'Like someone took the truck off my back': Insurance covers nearly $300K stolen from community club
Volunteer treasurer pleaded guilty to theft from St. Andrews Community Club in 2017
More than a year after their treasurer pleaded guilty to stealing $292,000 from the St. Andrews Community Club, board members have received an insurance cheque recouping nearly all the stolen money.
"I never thought I'd say this. It's like someone took the truck off my back," said Rob Ataman, president of the community club in the rural municipality north of Winnipeg.
Last week, Ataman says the club received a cheque for $291,500 — the full amount that volunteer treasurer Sharon Wasny pleaded guilty to stealing, minus a $500 deductible.
Wasny, then 53, pleaded guilty in March 2017 to ongoing theft from the community club between 2005 and 2012.
During her trial, court heard that Wasny wrote cheques from the community club's credit union account to pay $208,000 in personal credit card bills, used a community club credit card to steal another $77,000 and wrote two cheques for $7,000, which she deposited into her personal account.
Wasny — who operated her own accounting business — used the money to pay personal business expenses and to finance a luxury lifestyle that included thousands of dollars in hairstyling and jewelry purchases, and multiple trips to Vancouver to watch Canucks games, court heard.
Last November, Wasny was sentenced to 15 months in jail.
"I don't think I've ever had so many emotions go through my body at once," Ataman said of the sentencing. "I just about jumped out of my chair to the ceiling."
'Extraordinary group of people'
Ataman said the board has passed the cheque on to the rural municipality of St. Andrews, because it was the RM's insurance company that covered the theft. The RM will cash it and then write a cheque in return to the club, he said.
The club had previously owed the RM just over $100,000 for the construction of all-new dressing rooms, Ataman said, and the cheque allows them to pay it back and be officially debt-free.
The remaining funding will go toward a number of projects, Ataman said, including replacing the aging Zamboni, heating the seats around the hockey rink and insulating the building and cladding it in tin to bring down the cost of running it.
"We have an extraordinarily happy board right now," he said.

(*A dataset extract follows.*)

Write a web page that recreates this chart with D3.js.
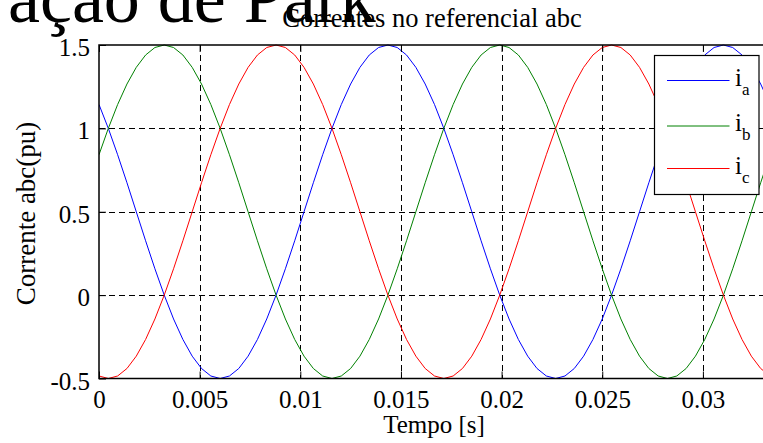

Club administrators started looking into the club's finances in 2012 after receiving a call from Manitoba Hydro about months of unpaid bills. The RCMP launched its own investigation and arrested Wasny in 2015.
Ataman said the investigation and the uncertainty was difficult for him and the rest of the board, who he called "an extraordinary group of people."

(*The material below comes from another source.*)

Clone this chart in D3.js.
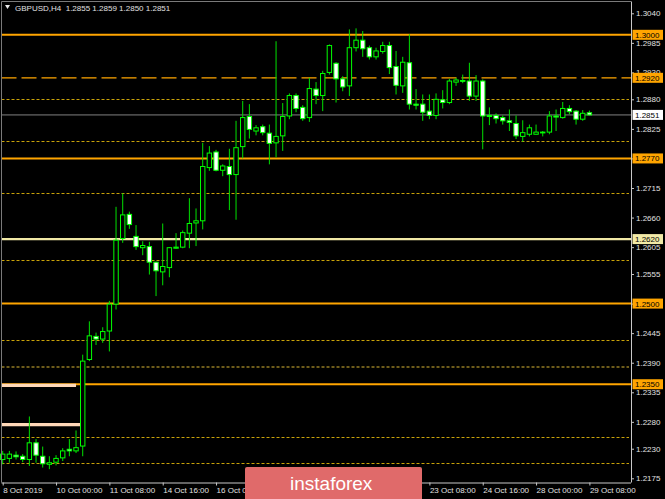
<!DOCTYPE html>
<html><head><meta charset="utf-8">
<script src="https://cdn.jsdelivr.net/npm/d3@7/dist/d3.min.js"></script>
<style>
html,body{margin:0;padding:0;background:#000;}
svg{display:block;}
text{font-family:"Liberation Sans",Arial,sans-serif;}
</style></head>
<body>
<svg id="c" width="665" height="499"></svg>
<script>
// ---------------- data ----------------
const times = [
"8 Oct 16:00","8 Oct 20:00",
"9 Oct 00:00","9 Oct 04:00","9 Oct 08:00","9 Oct 12:00","9 Oct 16:00","9 Oct 20:00",
"10 Oct 00:00","10 Oct 04:00","10 Oct 08:00","10 Oct 12:00","10 Oct 16:00","10 Oct 20:00",
"11 Oct 00:00","11 Oct 04:00","11 Oct 08:00","11 Oct 12:00","11 Oct 16:00","11 Oct 20:00",
"14 Oct 00:00","14 Oct 04:00","14 Oct 08:00","14 Oct 12:00","14 Oct 16:00","14 Oct 20:00",
"15 Oct 00:00","15 Oct 04:00","15 Oct 08:00","15 Oct 12:00","15 Oct 16:00","15 Oct 20:00",
"16 Oct 00:00","16 Oct 04:00","16 Oct 08:00","16 Oct 12:00","16 Oct 16:00","16 Oct 20:00",
"17 Oct 00:00","17 Oct 04:00","17 Oct 08:00","17 Oct 12:00","17 Oct 16:00","17 Oct 20:00",
"18 Oct 00:00","18 Oct 04:00","18 Oct 08:00","18 Oct 12:00","18 Oct 16:00","18 Oct 20:00",
"21 Oct 00:00","21 Oct 04:00","21 Oct 08:00","21 Oct 12:00","21 Oct 16:00","21 Oct 20:00",
"22 Oct 00:00","22 Oct 04:00","22 Oct 08:00","22 Oct 12:00","22 Oct 16:00","22 Oct 20:00",
"23 Oct 00:00","23 Oct 04:00","23 Oct 08:00","23 Oct 12:00","23 Oct 16:00","23 Oct 20:00",
"24 Oct 00:00","24 Oct 04:00","24 Oct 08:00","24 Oct 12:00","24 Oct 16:00","24 Oct 20:00",
"25 Oct 00:00","25 Oct 04:00","25 Oct 08:00","25 Oct 12:00","25 Oct 16:00","25 Oct 20:00",
"28 Oct 00:00","28 Oct 04:00","28 Oct 08:00","28 Oct 12:00","28 Oct 16:00","28 Oct 20:00",
"29 Oct 00:00","29 Oct 04:00","29 Oct 08:00"];

const opens = [1.2210,1.2212,1.2218,1.2216,1.2210,1.2241,1.2216,1.2201,1.2205,1.2213,
1.2229,1.2226,1.2235,1.2396,1.2439,1.2434,1.2449,1.2499,1.2621,1.2666,
1.2625,1.2604,1.2606,1.2577,1.2559,1.2567,1.2603,1.2605,1.2631,1.2650,
1.2654,1.2753,1.2782,1.2748,1.2755,1.2740,1.2792,1.2848,1.2821,1.2829,
1.2817,1.2799,1.2812,1.2849,1.2887,1.2865,1.2846,1.2899,1.2887,1.2930,
1.2947,1.2918,1.2905,1.2976,1.2990,1.2976,1.2959,1.2969,1.2980,1.2941,
1.2905,1.2948,1.2871,1.2871,1.2858,1.2850,1.2879,1.2874,1.2912,1.2915,
1.2914,1.2886,1.2914,1.2850,1.2850,1.2846,1.2840,1.2835,1.2811,1.2815,
1.2815,1.2819,1.2819,1.2849,1.2846,1.2863,1.2858,1.2843,1.2855];
const highs = [1.2226,1.2226,1.2225,1.2220,1.2290,1.2248,1.2234,1.2216,1.2218,1.2231,
1.2248,1.2264,1.2405,1.2467,1.2446,1.2456,1.2505,1.2680,1.2705,1.2671,
1.2646,1.2616,1.2615,1.2578,1.2649,1.2605,1.2631,1.2636,1.2696,1.2677,
1.2799,1.2793,1.2786,1.2759,1.2788,1.2840,1.2877,1.2871,1.2832,1.2833,
1.2833,1.2988,1.2873,1.2891,1.2891,1.2869,1.2920,1.2912,1.2933,1.2982,
1.2949,1.2923,1.3010,1.3012,1.3007,1.2980,1.2976,1.2987,1.2987,1.2970,
1.2959,1.3001,1.2899,1.2889,1.2889,1.2891,1.2897,1.2918,1.2920,1.2926,
1.2948,1.2925,1.2917,1.2865,1.2854,1.2850,1.2861,1.2850,1.2841,1.2833,
1.2833,1.2821,1.2858,1.2861,1.2875,1.2869,1.2860,1.2860,1.2859];
const lows = [1.2201,1.2204,1.2210,1.2205,1.2198,1.2204,1.2195,1.2192,1.2199,1.2207,
1.2216,1.2222,1.2216,1.2393,1.2423,1.2427,1.2411,1.2489,1.2613,1.2639,
1.2600,1.2590,1.2554,1.2514,1.2534,1.2549,1.2602,1.2603,1.2603,1.2607,
1.2638,1.2747,1.2746,1.2737,1.2674,1.2656,1.2770,1.2807,1.2813,1.2813,
1.2759,1.2772,1.2784,1.2843,1.2856,1.2840,1.2838,1.2871,1.2858,1.2926,
1.2874,1.2895,1.2886,1.2969,1.2959,1.2954,1.2954,1.2965,1.2927,1.2889,
1.2892,1.2861,1.2861,1.2840,1.2843,1.2843,1.2863,1.2871,1.2905,1.2910,
1.2877,1.2877,1.2787,1.2832,1.2835,1.2833,1.2821,1.2806,1.2801,1.2811,
1.2815,1.2811,1.2815,1.2821,1.2844,1.2852,1.2833,1.2840,1.2850];
const closes = [1.2220,1.2220,1.2215,1.2210,1.2241,1.2218,1.2202,1.2204,1.2212,1.2226,
1.2226,1.2232,1.2393,1.2440,1.2434,1.2448,1.2499,1.2618,1.2665,1.2647,
1.2606,1.2608,1.2577,1.2561,1.2569,1.2604,1.2605,1.2632,1.2649,1.2654,
1.2755,1.2780,1.2748,1.2756,1.2740,1.2790,1.2846,1.2824,1.2827,1.2818,
1.2798,1.2811,1.2848,1.2887,1.2863,1.2844,1.2900,1.2887,1.2928,1.2980,
1.2918,1.2903,1.2976,1.2990,1.2974,1.2959,1.2970,1.2980,1.2939,1.2906,
1.2949,1.2871,1.2869,1.2856,1.2850,1.2880,1.2874,1.2914,1.2916,1.2914,
1.2886,1.2914,1.2849,1.2848,1.2844,1.2840,1.2837,1.2812,1.2818,1.2827,
1.2819,1.2819,1.2849,1.2847,1.2863,1.2857,1.2843,1.2854,1.2851];

const priceTicks = [1.3040,1.2985,1.2930,1.2880,1.2825,1.2770,1.2715,1.2660,1.2605,1.2555,1.2500,1.2445,1.2390,1.2335,1.2280,1.2230,1.2175];
// time ticks visible in the reference (those under the logo are covered)
const timeTickIdx = [0,8,16,24,32,64,72,80,88];
const timeTickLabels = ["8 Oct 2019","10 Oct 00:00","11 Oct 08:00","14 Oct 16:00","16 Oct 00:00","23 Oct 08:00","24 Oct 16:00","28 Oct 00:00","29 Oct 08:00"];

const solidLevels = [1.3000,1.2770,1.2500,1.2350];
const paleLevels = [1.2620];
const dashedLevels = [1.2920];
const dottedLevels = [1.2880,1.2802,1.2705,1.2581,1.2432,1.2251,1.2204];
const darkDottedLevels = [1.2382];
const peachLevels = [1.2348,1.2275];
const peachEndBars = [11.0,11.75];
const currentPrice = 1.2851;
const titleText = "GBPUSD,H4  1.2855 1.2859 1.2850 1.2851";

// ---------------- drawing ----------------
const svg = d3.select("#c");
const W = 665, H = 499;
const plotL = 1.5, plotR = 631, plotT = 1.5, plotB = 482.5;

svg.append("rect").attr("width",W).attr("height",H).attr("fill","#000");

const y = d3.scaleLinear().domain([1.2175,1.3040]).range([478.3,13.3]);
const x = d3.scalePoint().domain(times).range([2.7,589.4]);
const xi = d3.scaleLinear().domain([0,times.length-1]).range([2.7,589.4]);

const g = svg.append("g");

// dotted levels
g.selectAll(".dot").data(dottedLevels).join("line")
  .attr("x1",plotL).attr("x2",plotR-2)
  .attr("y1",d=>Math.round(y(d))+0.5).attr("y2",d=>Math.round(y(d))+0.5)
  .attr("stroke","#c9a208").attr("stroke-width",1).attr("stroke-dasharray","3,2");
g.selectAll(".ddot").data(darkDottedLevels).join("line")
  .attr("x1",plotL).attr("x2",plotR-2)
  .attr("y1",d=>y(d)).attr("y2",d=>y(d))
  .attr("stroke","#6e5c1a").attr("stroke-width",2).attr("stroke-dasharray","3,2");
// dashed level
g.selectAll(".dash").data(dashedLevels).join("line")
  .attr("x1",plotL).attr("x2",plotR)
  .attr("y1",d=>y(d)).attr("y2",d=>y(d))
  .attr("stroke","#ffa500").attr("stroke-width",1.3).attr("stroke-dasharray","15,5");
// current price line
g.append("line").attr("x1",plotL).attr("x2",plotR)
  .attr("y1",y(currentPrice)).attr("y2",y(currentPrice))
  .attr("stroke","#4a4a4a").attr("stroke-width",1.7);
// solid levels
g.selectAll(".sol").data(solidLevels).join("line")
  .attr("x1",plotL).attr("x2",plotR)
  .attr("y1",d=>y(d)).attr("y2",d=>y(d))
  .attr("stroke","#ffa500").attr("stroke-width",2);
g.selectAll(".pale").data(paleLevels).join("line")
  .attr("x1",plotL).attr("x2",plotR)
  .attr("y1",d=>y(d)).attr("y2",d=>y(d))
  .attr("stroke","#f1e9a6").attr("stroke-width",2.2);
// peach segments
g.selectAll(".peach").data(peachLevels).join("line")
  .attr("x1",plotL).attr("x2",(d,i)=>xi(peachEndBars[i]))
  .attr("y1",d=>y(d)).attr("y2",d=>y(d))
  .attr("stroke","#ffd8b8").attr("stroke-width",3.2);

// candles
const bars = times.map((t,i)=>({t,o:opens[i],h:highs[i],l:lows[i],c:closes[i]}));
const cg = g.append("g");
const bw = 4.4;
cg.selectAll(".wick").data(bars).join("line")
  .attr("x1",d=>x(d.t)).attr("x2",d=>x(d.t))
  .attr("y1",d=>y(d.h)).attr("y2",d=>y(d.l))
  .attr("stroke","#00e000").attr("stroke-width",1);
cg.selectAll(".body").data(bars).join("rect")
  .attr("x",d=>x(d.t)-bw/2)
  .attr("y",d=>y(Math.max(d.o,d.c)))
  .attr("width",bw)
  .attr("height",d=>Math.max(0.8,Math.abs(y(d.o)-y(d.c))))
  .attr("fill",d=>d.c>d.o?"#000":(d.c<d.o?"#fff":"#00e000"))
  .attr("stroke","#00ff00").attr("stroke-width",1);

// frame
svg.append("line").attr("x1",plotL).attr("x2",plotL).attr("y1",plotT).attr("y2",plotB).attr("stroke","#7a7a7a").attr("stroke-width",1);
svg.append("line").attr("x1",plotL).attr("x2",plotR).attr("y1",plotT).attr("y2",plotT).attr("stroke","#7a7a7a").attr("stroke-width",1);

// right axis
const ra = svg.append("g").attr("transform",`translate(${plotR},0)`)
  .call(d3.axisRight(y).tickValues(priceTicks).tickFormat(d3.format(".4f")).tickSize(3).tickPadding(2));
ra.select(".domain").attr("stroke","#c8c8c8").attr("d",`M0.5,${plotT}V${plotB}`);
ra.selectAll(".tick line").attr("stroke","#c8c8c8");
ra.selectAll(".tick text").attr("fill","#e0e0e0").attr("font-size",8).attr("font-family","Liberation Sans, Arial, sans-serif");

// bottom axis
const tickTimes = timeTickIdx.map(i=>times[i]);
const ba = svg.append("g").attr("transform",`translate(0,${plotB})`)
  .call(d3.axisBottom(x).tickValues(tickTimes).tickFormat((d,i)=>timeTickLabels[i]).tickSize(3).tickPadding(2));
ba.select(".domain").attr("stroke","#c8c8c8").attr("d",`M${plotL},0.5H${plotR}`);
ba.selectAll(".tick line").attr("stroke","#c8c8c8");
ba.selectAll(".tick text").attr("fill","#e0e0e0").attr("font-size",8)
  .attr("text-anchor","start").attr("font-family","Liberation Sans, Arial, sans-serif");

// price boxes
function box(p,fill){
  const yy = y(p);
  svg.append("rect").attr("x",632.5).attr("y",yy-5).attr("width",30.5).attr("height",10).attr("fill",fill);
  svg.append("text").attr("x",635).attr("y",yy+3).attr("font-size",8).attr("fill","#000").text(d3.format(".4f")(p));
}
solidLevels.forEach(p=>box(p,"#ffa500"));
dashedLevels.forEach(p=>box(p,"#ffa500"));
paleLevels.forEach(p=>box(p,"#f1e9a6"));
box(currentPrice,"#ffffff");

// title
svg.append("path").attr("d","M5,5 L10,5 L7.5,9 Z").attr("fill","#e8e8e8");
svg.append("text").attr("x",15).attr("y",11).attr("font-size",8).attr("fill","#e0e0e0").attr("xml:space","preserve").style("white-space","pre").text(titleText);

// logo
const logo = svg.append("g");
logo.append("rect").attr("x",245).attr("y",467).attr("width",177).attr("height",34).attr("rx",2).attr("fill","#e06a6a");
logo.append("text").attr("x",290).attr("y",490).attr("font-size",19).attr("fill","#fff").attr("font-family","Open Sans, Liberation Sans, sans-serif").text("instaforex");
</script>
</body></html>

"Those people went through a hell of a lot, as you can imagine," he said.
"You're accusing people that live in the neighbourhood, that you live with side-by-side, and they took a lot of heat as a board. They could have all just very well quit and just let the community club disappear."
Ataman said there are still some "holes" in the club's books, suggesting more money may have been stolen. He believes someone other than Wasny may have been responsible.
The RCMP is not currently investigating the theft, he said. The board hasn't decided if and how it will pursue the matter further.
"We've been given this job — it's a volunteer job, none of us get paid to take care of it," he said. "And now we have to make a decision if we should spend some more money to see if we can recover more money."